Mindfulness & Wellbeing

How to Get Students Thinking Positively for Better Learning

If understood and properly applied, positive thinking works.

It's challenging to get students thinking positively about learning sometimes. When you're young and impressionable you're experiencing a multitude of sensations and experiences you don't always understand.

Being a student is tough, so struggling with learning can seem like the end of the world.

As teachers, you're in a unique position to guide your students through more than just the day's lesson. You're helping them learn to manage life lessons and skills for long-term success. Additionally, you're teaching them that useful failure is a real thing. Ultimately, the whole idea of teaching is to teach your students not to need you anymore.

Once they leave us they should go forth knowing they can succeed and thrive using what we've taught them. In order to do this, we must ensure they are lifelong learners. That means we must get students thinking positively about not just learning but also about failing and trying again.

Positive Thinking: You Just Think You're Doing It Wrong

When Norman Vincent Peale published The Power of Positive Thinking in 1952, people were divided on the credibility of the New Thought movement. While some firmly believed in the doctrines it proposed, others remained skeptical. However, the idea of thinking positively has flourished amid continual scrutiny and derision. Thankfully Peale's book uses science and logic rather than theoretical musings to demonstrate its benefits. The message is clear:

if understood and properly applied, positive thinking works.

The big misconception about positive thinking is that it ignores what is really happening at the moment. This is a fallacy because

true positive thinking is about thinking on purpose, not living in denial.

It's a practice that allows us to accept and live with turbulent emotions and mental states while keeping a firm focus on our end goal.

Positive thought lets us overcome mental and emotional barriers, and gives us the tools to manage them. It doesn't mean ignoring them and pretending they're not there. Consequently, when we get students thinking positively we help them develop these tools themselves. That's how we can empower them to fall in love with learning.

You may have seen the above image somewhere before. If you have, you know it's a great demonstration of how positive self-talk makes a difference to our outlook. The way to get students thinking positively about learning experiences is through simple tools like this. Above all, it's crucial students understand that, in the moment of crisis, they have the ability to choose what they think.

The Power of Choice

There's an old saying: no one can make you feel bad without your permission. It applies just as much to what we say to ourselves as what others say to us.

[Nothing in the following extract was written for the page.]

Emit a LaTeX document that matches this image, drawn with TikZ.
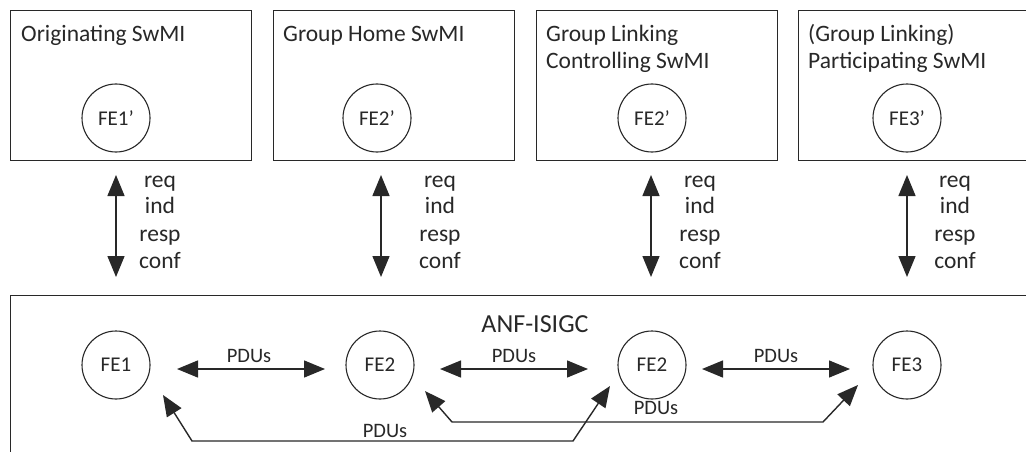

All of us have the incredible power to choose how we think.

Our journeys are shaped by the thoughts we think and the feelings we feel, and these are all our own personal choices to make.

What we choose shapes our lives and that is our inner power. It can serve us or hurt us, but the choices remain ours.

What happens to your students' thought patterns in a time of difficulty with learning? Do they panic and seek help, or does their resolve strengthen? Do they shut down or do they strive to find a way to solve the problem? It's in those time you can facilitate learning by how you get students thinking positively.

For example, some kids fear looking stupid in front of their peers when they struggle with learning. Kids can be harsh, after all. As a result, they tend to stay quiet and reserved, even when they know they know the answer. It's that immobilizing "what if I'm wrong" mental block that prevents their progress. You can encourage the student to think critically about their predicament by asking:

  • What is it you fear the most about being wrong?
  • Has anyone ever actually called you stupid for being wrong?
  • Do you know anyone who doesn't make mistakes? (We all make them.)
  • How can you turn a mistake into a positive learning experience?